It’s often seen as a taboo subject, but a new study is finally lifting this lid on humans’ farting habits.
Scientists from the University of Maryland have developed ‘smart underwear’ that records exactly how often someone passes wind.
According to the first study using this bizarre device, people fart twice as often as scientists previously thought.
The average person lets one go 32 times a day, compared to the 14 that doctors once considered normal.
However, the researchers also found significant variation between different ends of the flatus spectrum.
At the extreme end are the so–called ‘Hydrogen Hyperproducers’, whose unique guts produce 40 to 50 farts per day.
The ‘Zen Digesters’, meanwhile, have the enviable ability to eat a high fibre diet while their digestive tract remains unusually silent.
Despite eating 25 to 38 grams of fibre per day, Zen Digesters might produce as few as four daily farts.
Scientists have developed a ‘smart underwear’ sensor that tracks how often people fart, and it reveals that the average person breaks wind 32 times per day

There is a big difference between the most active ‘Hydrogen Hyperproducers’, who might fart 40 to 50 times a day, and so–called ‘Zen Digesters’, who break wind as little as four times a day
The smart underwear device is a small, coin–sized gadget that clips into a normal pair of pants.
Using a small electrochemical sensor, the device keeps a constant record of the hydrogen and other gases emitted by your gut.
Since hydrogen is exclusively produced by microbes, tracking this gas provides a direct readout of when and how intensely the gut microbiome is active.
While it might seem silly to focus so much on human flatus, this research actually fills a surprising gap in our medical knowledge.
When doctors look at a patient’s condition, they compare certain markers to a generally agreed–upon average known as a baseline.
Baselines exist for things like heart rate, cholesterol and blood glucose, but scientists haven’t been able to find a baseline for farting.
Lead author Dr Brantley Hall, a gut biome expert from the University of Maryland, says: ‘We don’t actually know what normal flatus production looks like.’
Previous attempts to find the average have typically relied on people reporting their own flatulence throughout the day.
Going forward, the researchers plan to expand their study and send smart underwear to as many people as possible for a research programme dubbed the Human Flatus Atlas
However, people have unreliable memories and can’t keep track of what is happening while they sleep.
To make matters more difficult, people have differing levels of ‘visceral sensitivity’, meaning someone might produce more flatus and simply not notice.
The alternatives are short–term, highly invasive tests conducted in the lab, such as those that use rectal tubes to collect gas samples.
As a result, doctors had considered it largely impossible to provide any objective measurement of whether someone really had excess gas.
By contrast, the smart underwear device is small, easy to use, and barely noticeable throughout the day.
In their trial, over 80 per cent of participants said that the device was comfortable and that they would be happy to wear it if advised to by a doctor.
This has allowed researchers to get the first accurate, real–time measurements of how much flatulence people really produce.

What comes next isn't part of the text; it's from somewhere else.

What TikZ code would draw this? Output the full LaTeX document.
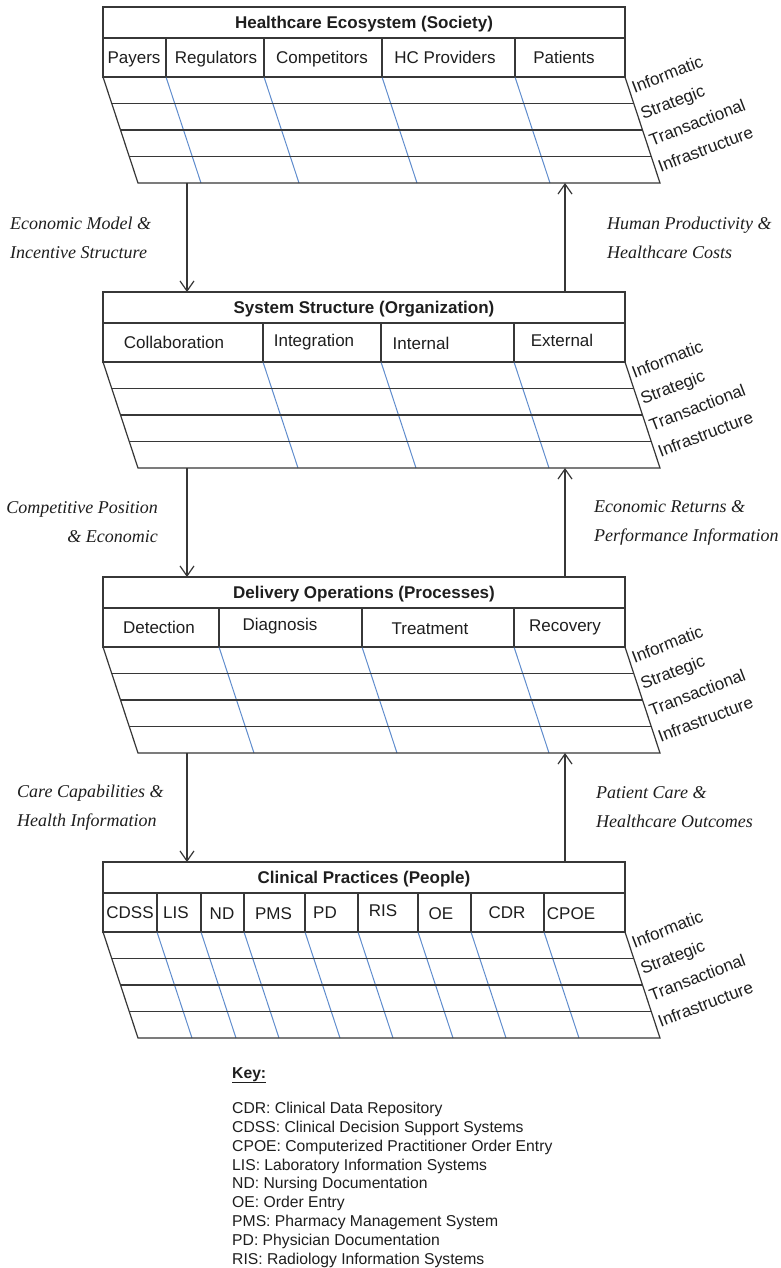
\documentclass[tikz,border=0pt]{standalone}
\usepackage{fontspec}
\setmainfont{Liberation Sans}
\newfontfamily\labelserif{Liberation Serif}
\usetikzlibrary{arrows.meta}

\definecolor{frameline}{RGB}{55,55,55}
\definecolor{cellblue}{RGB}{95,140,205}
\definecolor{inktext}{RGB}{30,30,30}

\tikzset{
  frame/.style={draw=frameline, line width=1.2pt},
  cellline/.style={draw=cellblue, line width=1pt},
  titletext/.style={font=\fontsize{17}{20}\selectfont\bfseries, text=inktext, inner sep=0pt, text height=12.2pt, text depth=0pt},
  celltext/.style={font=\fontsize{17}{20}\selectfont, text=inktext, inner sep=0pt, text height=12.2pt, text depth=0pt},
  layerlabel/.style={font=\fontsize{17}{20}\selectfont, text=inktext, inner sep=0pt, anchor=base west, rotate=21},
  flowlabel/.style={font=\labelserif\itshape\fontsize{18}{29}\selectfont, text=inktext, inner sep=0pt},
  flow/.style={draw=frameline, line width=1.2pt, -{Straight Barb[length=10pt,width=14pt,line width=1.2pt]}},
  keytext/.style={font=\fontsize{15.7}{18.8}\selectfont, text=inktext, inner sep=0pt, anchor=base west},
}

% One layer: title row, header row with column walls, and the slanted
% four-row grid with its row names on the right.
% #1 id, #2 top edge, #3 title, #4 column walls
\newcommand{\layerblock}[4]{%
  \pgfmathsetmacro{\tb}{#2+31}%
  \pgfmathsetmacro{\hb}{#2+70}%
  \pgfmathsetmacro{\gb}{#2+176}%
  \draw[frame] (103,#2) rectangle (625,\hb);
  \draw[frame] (103,\tb) -- (625,\tb);
  \node[titletext] (#1-title) at (364,#2+15.5) {#3};
  \foreach \xx in {#4} {
    \draw[frame] (\xx,\tb) -- (\xx,\hb);
    \draw[cellline] (\xx,\hb) -- (\xx+35,\gb);
  }
  \foreach \k in {1,2,3} {
    \draw[frame] (103+8.75*\k,\hb+26.5*\k) -- (625+8.75*\k,\hb+26.5*\k);
  }
  \draw[frame] (103,\hb) -- (625,\hb) -- (660,\gb) -- (138,\gb) -- cycle;
  \foreach \lab [count=\k from 0] in {Informatic,Strategic,Transactional,Infrastructure} {
    \node[layerlabel] (#1-layer\k) at (625+8.75*\k+9.4, \hb+26.5*\k+16.25) {\lab};
  }
}

\begin{document}
\begin{tikzpicture}[x=1pt,y=-1pt]
\useasboundingbox (0,0) rectangle (780,1268);
\fill[white] (0,0) rectangle (780,1268);

% ---- layers ----
\layerblock{soc}{7}{Healthcare Ecosystem (Society)}{166,264,382,515}
\node[celltext] (soc-c1) at (134,57.5) {Payers};
\node[celltext] (soc-c2) at (216,57.5) {Regulators};
\node[celltext] (soc-c3) at (322,57.5) {Competitors};
\node[celltext] (soc-c4) at (445,57.5) {HC Providers};
\node[celltext] (soc-c5) at (564,57.5) {Patients};

\layerblock{org}{292}{System Structure (Organization)}{263,381,514}
\node[celltext] (org-c1) at (174,342.5) {Collaboration};
\node[celltext] (org-c2) at (314,340.5) {Integration};
\node[celltext] (org-c3) at (421,343.5) {Internal};
\node[celltext] (org-c4) at (562,340.5) {External};

\layerblock{proc}{577}{Delivery Operations (Processes)}{219,362,514}
\node[celltext] (proc-c1) at (159,627.5) {Detection};
\node[celltext] (proc-c2) at (280,624.5) {Diagnosis};
\node[celltext] (proc-c3) at (430,628) {Treatment};
\node[celltext] (proc-c4) at (565,625.5) {Recovery};

\layerblock{ppl}{862}{Clinical Practices (People)}{157,201,244,305,358,418,471,544}
\node[celltext] (ppl-c1) at (130,912.5) {CDSS};
\node[celltext] (ppl-c2) at (176,912.5) {LIS};
\node[celltext] (ppl-c3) at (222,913.5) {ND};
\node[celltext] (ppl-c4) at (273.5,913.5) {PMS};
\node[celltext] (ppl-c5) at (325,912.5) {PD};
\node[celltext] (ppl-c6) at (383,910) {RIS};
\node[celltext] (ppl-c7) at (441,913) {OE};
\node[celltext] (ppl-c8) at (507,912.5) {CDR};
\node[celltext] (ppl-c9) at (571,913.5) {CPOE};

% ---- flows between layers ----
\coordinate (f1-out) at (187,183);  \coordinate (f1-in) at (187,292);
\coordinate (r1-out) at (565,292);  \coordinate (r1-in) at (565,183);
\coordinate (f2-out) at (187,468);  \coordinate (f2-in) at (187,577);
\coordinate (r2-out) at (565,577);  \coordinate (r2-in) at (565,468);
\coordinate (f3-out) at (187,753);  \coordinate (f3-in) at (187,862);
\coordinate (r3-out) at (565,862);  \coordinate (r3-in) at (565,753);

\draw[flow] (f1-out) -- (f1-in);
\draw[flow] (r1-out) -- (r1-in);
\draw[flow] (f2-out) -- (f2-in);
\draw[flow] (r2-out) -- (r2-in);
\draw[flow] (f3-out) -- (f3-in);
\draw[flow] (r3-out) -- (r3-in);

\node[flowlabel, anchor=west, align=left] (f1-text) at (10,237.5) {Economic Model \&\\Incentive Structure};
\node[flowlabel, anchor=west, align=left] (r1-text) at (607,237.5) {Human Productivity \&\\Healthcare Costs};
\node[flowlabel, anchor=east, align=right] (f2-text) at (158,522.5) {Competitive Position\\\& Economic};
\node[flowlabel, anchor=west, align=left] (r2-text) at (594,522.5) {Economic Returns \&\\Performance Information};
\node[flowlabel, anchor=west, align=left] (f3-text) at (17,807.5) {Care Capabilities \&\\Health Information};
\node[flowlabel, anchor=west, align=left] (r3-text) at (596,807.5) {Patient Care \&\\Healthcare Outcomes};

% ---- key ----
\node[keytext] (key-head) at (232,1078) {\textbf{\underline{Key:}}};
\foreach \entry [count=\i from 0] in {
  CDR: Clinical Data Repository,
  CDSS: Clinical Decision Support Systems,
  CPOE: Computerized Practitioner Order Entry,
  LIS: Laboratory Information Systems,
  ND: Nursing Documentation,
  OE: Order Entry,
  PMS: Pharmacy Management System,
  PD: Physician Documentation,
  RIS: Radiology Information Systems} {
  \node[keytext] (key-\i) at (232,1113.6+18.8*\i) {\entry};
}
\end{tikzpicture}
\end{document}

Dr Hall says: ‘Objective measurement gives us an opportunity to increase scientific rigor in an area that’s been difficult to study.
The researchers say that their smart underwear (pictured) fills a vital gap in our medical knowledge by revealing the ‘baseline’ for normal amounts of flatulence
‘Without that baseline, it’s hard to know when someone’s gas production is truly excessive.’

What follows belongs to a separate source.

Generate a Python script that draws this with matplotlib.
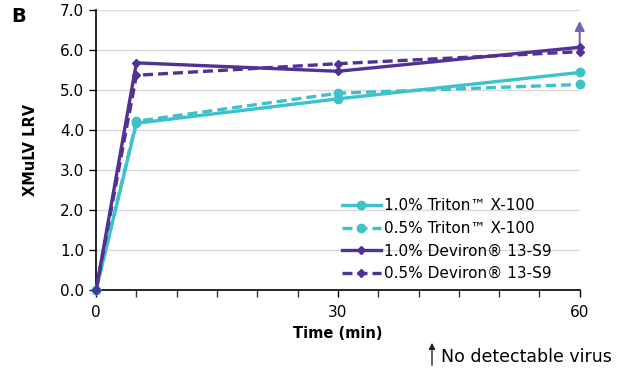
import matplotlib
matplotlib.use("Agg")
import matplotlib.pyplot as plt
from matplotlib.ticker import MultipleLocator

time = [0, 5, 30, 60]
triton_10 = [0.0, 4.17, 4.78, 5.44]
triton_05 = [0.0, 4.22, 4.92, 5.14]
deviron_10 = [0.0, 5.68, 5.47, 6.07]
deviron_05 = [0.0, 5.37, 5.66, 5.96]
labels = ["1.0% Triton\u2122 X-100", "0.5% Triton\u2122 X-100",
          "1.0% Deviron\u00ae 13-S9", "0.5% Deviron\u00ae 13-S9"]
arrow_top = 6.8

teal = "#3DC1CB"
purple = "#4F3293"

plt.rcParams['font.family'] = ['DejaVu Sans']
fig = plt.figure(figsize=(6.2, 3.75), dpi=100)
ax = fig.add_axes([0.155, 0.227, 0.78, 0.746])

ax.plot(time, triton_10, color=teal, lw=2.4, marker='o', ms=6, label=labels[0], clip_on=False, zorder=3)
ax.plot(time, triton_05, color=teal, lw=2.4, ls=(0, (3, 1.5)), marker='o', ms=6, label=labels[1], clip_on=False, zorder=3)
ax.plot(time, deviron_10, color=purple, lw=2.4, marker='D', ms=4.5, label=labels[2], clip_on=False, zorder=4)
ax.plot(time, deviron_05, color=purple, lw=2.4, ls=(0, (3, 1.5)), marker='D', ms=4.5, label=labels[3], clip_on=False, zorder=4)

ax.annotate('', xy=(time[-1], arrow_top), xytext=(time[-1], deviron_10[-1]),
            arrowprops=dict(arrowstyle='-|>', color='#7A63AE', lw=1.5, mutation_scale=14),
            annotation_clip=False)

ax.set_xlim(0, 60)
ax.set_ylim(0, 7)
ax.set_yticks([i for i in range(8)])
ax.set_yticklabels([f"{i:.1f}" for i in range(8)])
ax.set_xticks([0, 30, 60])
ax.xaxis.set_minor_locator(MultipleLocator(5))
ax.tick_params(axis='both', labelsize=11, color='black', length=5, width=1)
ax.tick_params(axis='x', pad=6)
ax.tick_params(axis='x', which='minor', length=5, width=1, color='#333333')
ax.grid(axis='y', color='#D9D9D9', lw=1)
ax.set_axisbelow(True)
for s in ['top', 'right']:
    ax.spines[s].set_visible(False)
ax.spines['left'].set_linewidth(1.2)
ax.spines['bottom'].set_linewidth(1.2)

ax.set_xlabel('Time (min)', fontsize=10.5, fontweight='bold', labelpad=4)
ax.set_ylabel('XMuLV LRV', fontsize=10.5, fontweight='bold', labelpad=16)

leg = ax.legend(loc='lower right', bbox_to_anchor=(0.96, -0.002), frameon=False, fontsize=11,
                handlelength=2.6, handletextpad=0.15, labelspacing=0.5, borderaxespad=0.2)

fig.text(0.018, 0.955, 'B', fontsize=14, fontweight='bold', ha='left', va='center')

fig.patches.append(matplotlib.patches.FancyArrowPatch((432/620, 1-368/375), (432/620, 1-340/375),
                   transform=fig.transFigure, arrowstyle='-|>', mutation_scale=9, color='#222222', lw=1))
fig.text(441/620, 1-357/375, 'No detectable virus', fontsize=12.5, ha='left', va='center')

fig.savefig('out.png', dpi=100)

Besides telling scientists when someone is above that baseline, this research also helps scientists understand what is happening inside our guts.
In the study, participants were asked to eat sweets containing a small amount of inulin, a type of prebiotic fibre.
The smart underwear device successfully detected the increased hydrogen production triggered by the resulting digestion with 94.7 per cent accuracy.
‘Think of it like a continuous glucose monitor, but for intestinal gas,’ says Dr Hall.
In their initial trial, the researchers recruited 19 adults to wear the device for a week during waking hours.
However, the team are now expanding the study into a nationwide research programme dubbed the ‘Human Flatus Atlas’.
Anyone over 18 and living in the US can enrol in the study, and Dr Hall will send them a smart underwear device to start recording their own fart data.
The researchers are particularly interested in Zen Digesters and Hydrogen Hyperproducers, which both have gut responses far outside the average range.
The team will also collect stool samples from participants in these groups for microbiome analysis, so that they can learn why these people fart so much or so little.
Dr Hall says: ‘We’ve learned a tremendous amount about which microbes live in the gut, but less about what they’re actually doing at any given moment.
‘The Human Flatus Atlas will establish objective baselines for gut microbial fermentation, which is essential groundwork for evaluating how dietary, probiotic or prebiotic interventions change microbiome activity.’